Man fühlt sich an die zauberische Atmosphäre der ersten Kate-Bush-Platte erinnert. Das Schöne an Imogen Heaps Album "Sparks": Es hält dem Vergleich zumindest weitgehend stand.
Der fünfminütige Opener "You Know Where To Find Me" ist ein kleines Wunderwerk aus zarten Piano-Akkorden und dramatischen Chor-Passagen, unerwarteten Wendungen und einem wunderbar stillen Verebben zum Schluss. Bushs "The Man With The Child In His Eyes" kommt in den Sinn, jener meisterhafte Song, der die damals 19-jährige Britin vor 35 Jahren als früh vollendete Balladen-Sängerin präsentierte.
Auch Imogen Heap ist Britin, und wie Bush gehört sie zum kleinen Zirkel exzentrischer Singer/Songwriterinnen, die das Klavier in den Mittelpunkt ihrer Klangwelt stellen. "Sparks" (Megaphonic/Rough Trade) ist nun ihr Opus magnum, nach dem ebenfalls bereits hochgelobten "Ellipse". Und wieder ist dies eine fantastische Kopfhörer-Platte, nur so kommen alle Feinheiten zum Vorschein.
Mehr als ein Geheimtipp
Ambitionierter Piano-Pop, Streicherbombast ("The Cycle Song"), spukige Spoken-Word-Passagen ("Neglected Space"), nahöstliche Exotik ("Minds Without Fear"), raffinierte elektronische Sounds und diverse vokale Extravaganzen (beispielsweise ihre gedoppelte und gedreifachte Stimme in "The Listening Chair") - auf dem fünften Heap-Album findet all das wie in einem modernen Musical zusammen.

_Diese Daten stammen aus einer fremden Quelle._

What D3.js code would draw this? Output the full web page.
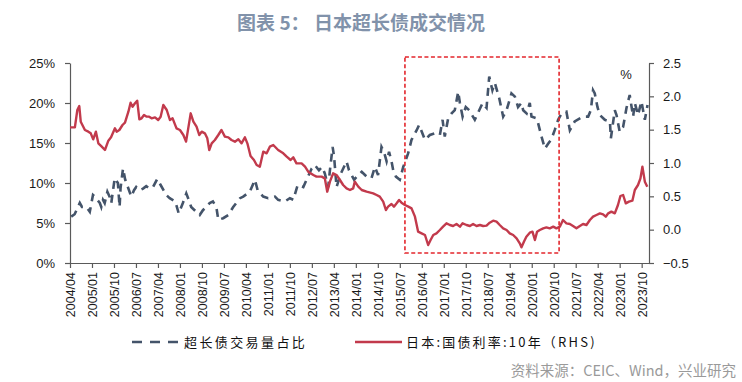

Mit einer Stunde Spieldauer ist "Sparks" womöglich zu lang geraten - die letzten der insgesamt 14 Songs werden etwas zäh, ohne dass man sie als Schwachpunkte bezeichnen könnte. Aber der kreative Überfluss war wohl so groß, dass es die 36-jährige Engländerin nicht bei zehn bis zwölf Liedern in kompakteren 45 Minuten bewenden lassen wollte.
Imogen Heap – in ihrer Heimat schon längst mehr als ein Geheimtipp - reiht sich mit diesem tollen Artpop-Album bei den Künstlerinnen ein, die auf den Spuren von Kate Bush nachhaltig beeindruckt haben: Tori Amos, Björk, Fiona Apple, Polly Jean Harvey, Regina Spector, Shara Worden (My Brightest Diamond), um nur die bekanntesten und wichtigsten zu nennen. Willkommen im Club der großen Individualistinnen.